Come on into our Blog for a look at the wonderful world we've got to share! With over 240 hectares (600 acres) of wilderness woodlands surrounding the resort, just ten minutes from Algonquin Park, we feature over 400 metres (1200’) of waterfront and beach; boat rentals; summer hiking trails winding through fields and woods; 20 km. of groomed cross country ski trails and snowshoeing in winter; access to nearby snowmobile trails for sledders, and a toboggan hill for the young at heart.

Tuesday, August 9, 2011

A Moon and a Window

This is the week of the Perseid meteor shower, one of the best light shows in town.

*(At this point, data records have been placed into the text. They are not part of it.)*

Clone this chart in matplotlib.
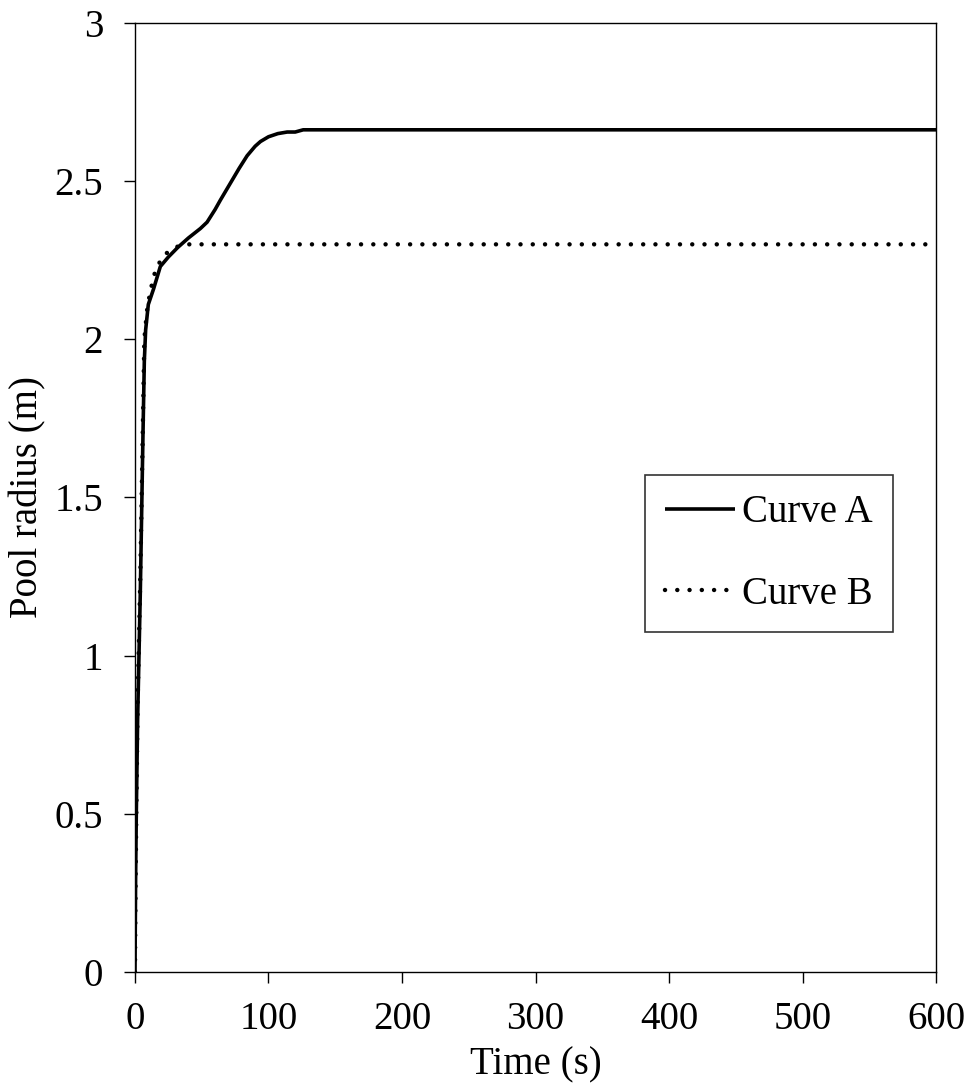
import numpy as np
import matplotlib
matplotlib.use('Agg')
import matplotlib.pyplot as plt

# Curve A (solid)
time_a = [0, 0.5, 1, 2, 3, 4, 5, 6, 7, 8, 10, 14, 19, 25, 32, 40, 49, 54,
          60, 64, 71, 78, 84, 90, 94, 100, 107, 114, 120, 126, 600]
radius_a = [0, 0.3, 0.5, 0.8, 1.0, 1.2, 1.45, 1.7, 1.93, 2.03, 2.11, 2.16,
            2.23, 2.26, 2.29, 2.32, 2.35, 2.37, 2.41, 2.44, 2.49, 2.54, 2.58,
            2.61, 2.625, 2.64, 2.65, 2.655, 2.655, 2.662, 2.662]

# Curve B (dotted)
time_b = [0, 0.5, 1, 2, 3, 4, 5, 6, 7, 9, 11, 14, 18, 23, 28, 33, 38, 600]
radius_b = [0, 0.3, 0.5, 0.85, 1.05, 1.25, 1.5, 1.75, 2.0, 2.09, 2.14, 2.2,
            2.24, 2.27, 2.285, 2.295, 2.30, 2.30]

x_ticks = [0, 100, 200, 300, 400, 500, 600]
y_ticks = [0, 0.5, 1, 1.5, 2, 2.5, 3]
y_labels = ['0', '0.5', '1', '1.5', '2', '2.5', '3']


def main():
    plt.rcParams['font.family'] = ['Liberation Serif', 'DejaVu Serif']
    fs = 28

    fig = plt.figure(figsize=(9.71, 10.89), dpi=100)
    ax = fig.add_axes([0.139, 0.1074, 0.825, 0.8716])

    ax.plot(time_a, radius_a, color='black', lw=2.6, label='Curve A',
            solid_capstyle='butt')
    ax.plot(time_b, radius_b, color='black', lw=3.2, label='Curve B',
            linestyle=(0, (0.01, 2.75)), dash_capstyle='round')

    ax.set_xlim(0, 600)
    ax.set_ylim(0, 3)
    ax.set_xticks(x_ticks)
    ax.set_yticks(y_ticks)
    ax.set_yticklabels(y_labels)
    ax.tick_params(direction='out', length=8, width=1.0, labelsize=fs,
                   colors='black')
    ax.tick_params(axis='x', pad=13)
    ax.tick_params(axis='y', pad=15)
    for sp in ax.spines.values():
        sp.set_linewidth(1.0)
        sp.set_color('black')

    ax.set_xlabel('Time (s)', fontsize=fs, labelpad=6)
    ax.set_ylabel('Pool radius (m)', fontsize=fs, labelpad=6)

    leg = ax.legend(loc='upper left', bbox_to_anchor=(0.637, 0.524),
                    fontsize=fs, frameon=True, fancybox=False,
                    handlelength=1.8, handletextpad=0.2,
                    labelspacing=1.15, borderpad=0.5, borderaxespad=0)
    leg.get_frame().set_edgecolor('black')
    leg.get_frame().set_linewidth(1.2)

    fig.savefig('out.png', dpi=100)


if __name__ == '__main__':
    main()
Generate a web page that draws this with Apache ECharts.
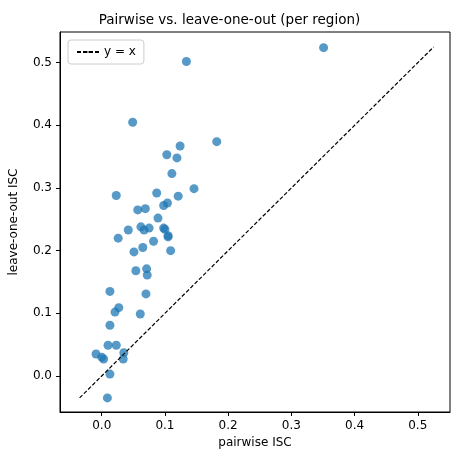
<!DOCTYPE html><html><head><meta charset="utf-8"><script src="https://cdn.jsdelivr.net/npm/echarts@6/dist/echarts.min.js"></script></head><body style="margin:0"><div id="c" style="width:459px;height:469px"></div><script>
const pairwise=[0.049,0.182,0.124,0.103,0.119,0.111,0.146,0.023,0.087,0.121,0.104,0.098,0.057,0.069,0.089,0.042,0.062,0.067,0.075,0.098,0.100,0.026,0.105,0.105,0.082,0.065,0.051,0.109,0.054,0.071,0.072,0.013,0.070,0.027,0.021,0.061,0.013,0.010,0.023,-0.009,0.035,0.000,0.003,0.034,0.013,0.009,0.351,0.134];
const loo=[0.405,0.374,0.367,0.353,0.348,0.323,0.299,0.288,0.292,0.287,0.276,0.272,0.265,0.267,0.252,0.233,0.238,0.233,0.236,0.236,0.234,0.220,0.224,0.222,0.215,0.205,0.198,0.200,0.168,0.171,0.161,0.135,0.131,0.109,0.102,0.099,0.081,0.049,0.049,0.035,0.037,0.030,0.027,0.027,0.003,-0.035,0.524,0.502];
const lineEnds=[-0.035,0.525];
const ticks=[0,0.1,0.2,0.3,0.4,0.5];
const f='DejaVu Sans';
const ax=(name,min,max,gap)=>({type:'value',min,max,name,nameLocation:'middle',nameGap:gap,
 nameTextStyle:{fontFamily:f,fontSize:12,color:'#000'},splitLine:{show:false},
 axisLine:{show:true,onZero:false,lineStyle:{color:'#000'}},
 axisTick:{show:true,length:4,customValues:ticks,lineStyle:{color:'#000'}},
 axisLabel:{fontFamily:f,fontSize:12,color:'#000',customValues:ticks,formatter:v=>v.toFixed(1)}});
const c=echarts.init(document.getElementById('c'));
c.setOption({animation:false,
title:{text:'Pairwise vs. leave-one-out (per region)',left:'center',top:8,textStyle:{fontFamily:f,fontSize:13.5,fontWeight:'normal',color:'#000'}},
grid:{left:59,right:9,top:32,bottom:57,show:true,borderColor:'#000',borderWidth:1},
legend:{left:68,top:40,data:['y = x'],itemWidth:22,itemHeight:2,textStyle:{fontFamily:f,fontSize:12,color:'#000'},
 borderColor:'#ccc',borderWidth:1,borderRadius:3,padding:[6,8],backgroundColor:'#fff'},
xAxis:ax('pairwise ISC',-0.066,0.551,22),
yAxis:ax('leave-one-out ISC',-0.0575,0.549,40),
series:[{type:'scatter',name:'pts',data:pairwise.map((x,i)=>[x,loo[i]]),symbolSize:9,itemStyle:{color:'#1f77b4',opacity:0.75}},
{type:'line',name:'y = x',data:lineEnds.map(v=>[v,v]),symbol:'none',lineStyle:{color:'#000',type:[4,2],width:1.2},itemStyle:{color:'#000'}}]});
</script></body></html>
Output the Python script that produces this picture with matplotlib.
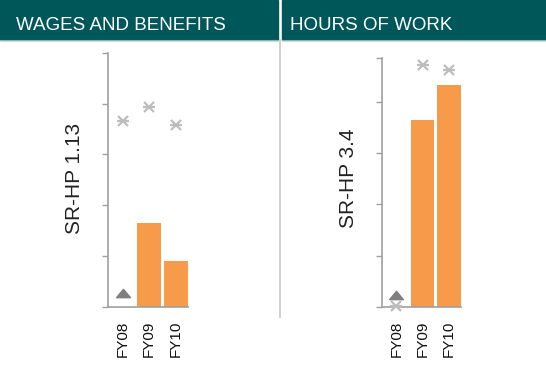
import matplotlib
matplotlib.use("Agg")
import matplotlib.pyplot as plt
from matplotlib.patches import Rectangle
from matplotlib.lines import Line2D

plt.rcParams['font.family'] = ['Liberation Sans', 'DejaVu Sans']

# data
years = ["FY08", "FY09", "FY10"]

wages_bars = [0.0, 1.64, 0.90]
wages_tri = [0.26]
wages_star = [3.66, 3.94, 3.58]

hours_bars = [0.0, 3.65, 4.34]
hours_tri = [0.23]
hours_star = [0.02, 4.72, 4.62]

panels = [
    ("WAGES AND BENEFITS", "SR-HP 1.13", wages_bars, wages_tri, wages_star, 5.0),
    ("HOURS OF WORK", "SR-HP 3.4", hours_bars, hours_tri, hours_star, 4.86),
]

TEAL = "#00575a"
ORANGE = "#f79a4a"
GREY = "#a0a0a0"
W, H = 546, 372

fig = plt.figure(figsize=(W / 100, H / 100), dpi=100)


def px(x0, y0, x1, y1):
    # pixel box (top-left origin) -> figure fraction rect
    return [x0 / W, 1 - y1 / H, (x1 - x0) / W, (y1 - y0) / H]


# header bands
for x0, x1 in [(0, 277.7), (282.3, W)]:
    fig.patches.append(Rectangle((x0 / W, 1 - 39.5 / H), (x1 - x0) / W, 39.5 / H,
                                 transform=fig.transFigure, color=TEAL, zorder=0))
    fig.lines.append(Line2D([x0 / W, x1 / W], [1 - 39.5 / H] * 2, transform=fig.transFigure,
                            color="#8fb3b3", lw=0.8))
# divider
fig.lines.append(Line2D([280 / W] * 2, [1 - 39.5 / H, 1 - 317 / H], transform=fig.transFigure,
                        color="#c8c8c8", lw=1.2))

boxes = [px(107.7, 52.7, 188, 306.7), px(381.7, 58, 461, 306.7)]
title_x = [16, 290]
label_x = [75, 348]
tri = [(-1, -0.6), (1, -0.6), (0, 0.6), (-1, -0.6)]

for i, (title, ylab, bars, tris, stars, top) in enumerate(panels):
    fig.text(title_x[i] / W, 1 - 30 / H, title, color="white", fontsize=13.5, va="baseline")
    fig.text(label_x[i] / W, 1 - 178 / H, ylab, rotation=90, fontsize=15, color="#222222",
             ha="center", va="center")

    ax = fig.add_axes(boxes[i])
    x = list(range(len(years)))
    ax.bar(x, bars, width=0.9, color=ORANGE, zorder=2)
    ax.plot(x[:len(tris)], tris, linestyle="none", marker=tri, markersize=10,
            color="#7f7f7f", zorder=3, clip_on=False)
    # star = x with a horizontal bar through it
    for m, ms in (("x", 6.5), ("_", 8)):
        ax.plot(x, stars, linestyle="none", marker=m, markersize=ms,
                markeredgewidth=1.6, color="#bdbdbd", zorder=3, clip_on=False)

    ax.set_xlim(-0.56, 2.46)
    ax.set_ylim(0, top)
    ax.set_yticks([0, 1, 2, 3, 4, top])
    ax.set_yticklabels([])
    ax.set_xticks(x)
    ax.set_xticklabels(years, rotation=90, fontsize=11, color="#111111")
    ax.tick_params(axis="x", length=0, pad=10)
    ax.tick_params(axis="y", direction="out", length=4.5, width=1, color=GREY)
    for s in ("top", "right"):
        ax.spines[s].set_visible(False)
    for s in ("left", "bottom"):
        ax.spines[s].set_color(GREY)
        ax.spines[s].set_linewidth(1.2)
    ax.patch.set_alpha(0)

fig.savefig("out.png", dpi=100)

Of course, nothing is simple.  Normally to watch the Perseids one would simply go outside at night and look up, but this year the task is complicated by the moon, which will be just about full at the same time as the meteor shower's peak.

What to do!? What to do!? Well, above all, stay calm.  There is good news.

First of all, get out there anyway. The full moon is spectacular in August. Grab a pair of binoculars and check it out.

Secondly, the meteors hit their stride what my Dad used to call the "small hours" of the morning -- from about 2.30 to 4.30 a.m.   There is a window of opportunity, coming up tonight (well, Wednesday morning to be precise) when the moon will be set and the meteors will be easy to view. All you have to do is set the alarm.

The Earth collides with the debris left in the wake of the Swift-Tuttle comet every summer on August 12. Those tiny particles of dust, ice, gravel and alien junk blaze bright as they connect with the Earth's atmosphere. It only takes something the size of a grain of sand to flare up there. 

This is the easiest of the meteor showers to spot, coming as it does in mid-summer when it is lovely to be out of doors at night. 

It takes the name 'Perseid' because it radiates from the constellation Perseus, in the northern sky. In the early morning, Perseus is almost overhead, so just looking up will do the trick.  If you want to find Perseus otherwise... find Casseopia, the flattened W that is opposite the Big Dipper. (Line up the pointers in the Dipper... follow to the North Star... keep going and you'll run into the 'W')  the left side of this W points down to Perseus.  The right side points straight down to Andromeda, and about a third of the way back up is the Andromeda Galaxy, 2.4 million light years away. 
And while you are about it, if you have binoculars, take a moment to check out Perseus -- absolutely lovely, it is full of star clusters and looks like someone broke a diamond necklace in the midst of it all.